Homesickness can be cured
Homesickness among students at boarding schools is not a new phenomenon. Charles Dickens famously chronicled the plight of homesick children in his chilling work, Nicholas Nickleby.
However, while the boarding schools of today bear scant resemblance to the prison-like edifice of Dickens' Dotheboys Hall, homesickness is something that endures.
Having helped numerous pupils - and their parents - through this, I offer the following tips:
1) Remember that homesickness is normal
Being away from home can be traumatic for even the most robust youngster.
Boys and girls can feel homesick; young and older children can feel homesick. Missing family, friends and home is completely natural.
2) Homesickness seldom lasts very long
When your child seems to be in the depths of despair, try to remember that homesickness usually lasts only a matter of days, or a couple of weeks at worst. In all my years teaching, not one child actually left school because of homesickness.
Similarly, I recall that the young boy who was most homesick suddenly bounced back one day and was happy and content as can be.

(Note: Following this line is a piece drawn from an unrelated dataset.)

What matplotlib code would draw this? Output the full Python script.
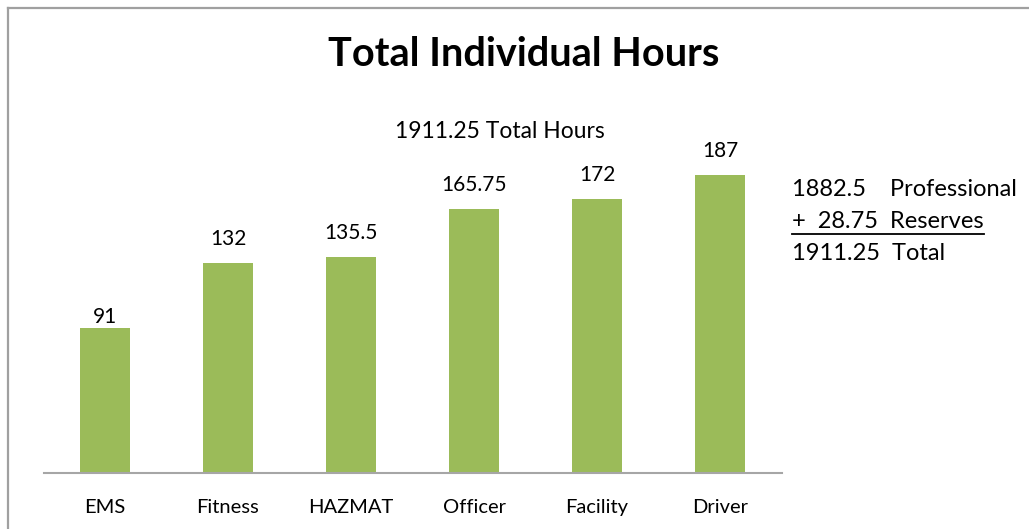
import matplotlib
matplotlib.use("Agg")
import matplotlib.pyplot as plt
from matplotlib.lines import Line2D

plt.rcParams["font.family"] = ["Lato", "DejaVu Sans"]

categories = ["EMS", "Fitness", "HAZMAT", "Officer", "Facility", "Driver"]
hours = [91, 132, 135.5, 165.75, 172, 187]
labels = ["91", "132", "135.5", "165.75", "172", "187"]
title = "Total Individual Hours"
total_note = "1911.25 Total Hours"
summary_rows = [("1882.5", "Professional"), ("+  28.75", "Reserves"), ("1911.25", "Total")]

W, H = 1029, 529
fig = plt.figure(figsize=(W / 100, H / 100), dpi=100)
fig.patch.set_facecolor("white")

# axes placed in pixel terms
ax = fig.add_axes([43.5 / W, 56 / H, 738 / W, 318.8 / H])
x = range(len(categories))
bars = ax.bar(x, hours, width=0.4, color="#9BBB59", zorder=2)
ax.set_ylim(0, 200)
ax.set_xlim(-0.5, len(categories) - 0.5)
ax.set_yticks([])
ax.set_xticks(list(x))
ax.set_xticklabels(categories, fontsize=14.5)
ax.tick_params(axis="x", length=0, pad=19)
for s in ["top", "right", "left"]:
    ax.spines[s].set_visible(False)
ax.spines["bottom"].set_color("#A6A6A6")
ax.spines["bottom"].set_linewidth(1.5)
ax.patch.set_alpha(0)

for i, (b, lab) in enumerate(zip(bars, labels)):
    off = 1 if i == 0 else 10
    ax.annotate(lab, (b.get_x() + b.get_width() / 2, b.get_height()),
                xytext=(0, off), textcoords="offset points",
                ha="center", va="bottom", fontsize=15)

fig.text(524 / W, 1 - 55 / H, title, ha="center", va="center",
         fontsize=28.5, fontweight="bold")
fig.text(500 / W, 1 - 132 / H, total_note, ha="center", va="center", fontsize=16.5)

# summary block on the right
row_y = [189, 221, 254]
renderer = fig.canvas.get_renderer()
for k, ((num, name), yy) in enumerate(zip(summary_rows, row_y)):
    t = fig.text(792 / W, 1 - yy / H, f"{num}  {name}" if k else f"{num}    {name}",
                 ha="left", va="center", fontsize=17)
    if k == 1:
        bb = t.get_window_extent(renderer)
        fig.add_artist(Line2D([bb.x0 / W, bb.x1 / W], [(H - 234) / H] * 2,
                              color="black", lw=1.3, transform=fig.transFigure))

# chart frame (left and top edges visible)
fig.add_artist(Line2D([7.5 / W, 7.5 / W], [0, 1 - 7.5 / H], color="#A0A0A0", lw=1.6,
                      transform=fig.transFigure))
fig.add_artist(Line2D([7.5 / W, 1], [1 - 7.5 / H] * 2, color="#A0A0A0", lw=1.6,
                      transform=fig.transFigure))

fig.savefig("out.png", dpi=100)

Homesickness can happen at any time, but the first flashpoint is after the first few weeks at a new school. Once the novelty of things has worn off and routine and work begin to kick in, this is when pupils tend to miss home more.
Similarly, returning to school after Christmas, when the weather is cold and the days are short, can also cause students to feel more unsettled.
4) Get the full picture
There is nothing worse than having a telephone or Skype conversation with a child in tears or very upset - and they will, of course tell you everything that is going wrong and how unhappy they are.
However, speak to their housemaster, housemistress, matron or tutor. They will be able to tell you whether or not this is an on-going problem.
It is often the case that your child is quite settled and happy for the other 23 hours and 50 minutes when they aren't talking to you.
5) Help your child
Constantly ringing your child at school, or rushing to school when they seem to be forlorn with homesickness, can be completely counter-productive. Hearing your voice and those of family and friends will make them feel more homesick than they are normally - so when your child is feeling homesick, try to keep calls reasonably short.
If you need reassurance about how they are doing, check with their housemaster/mistress.
However, sending them nice things - food, treats, photographs - will be a huge source of comfort. Send them care packages regularly.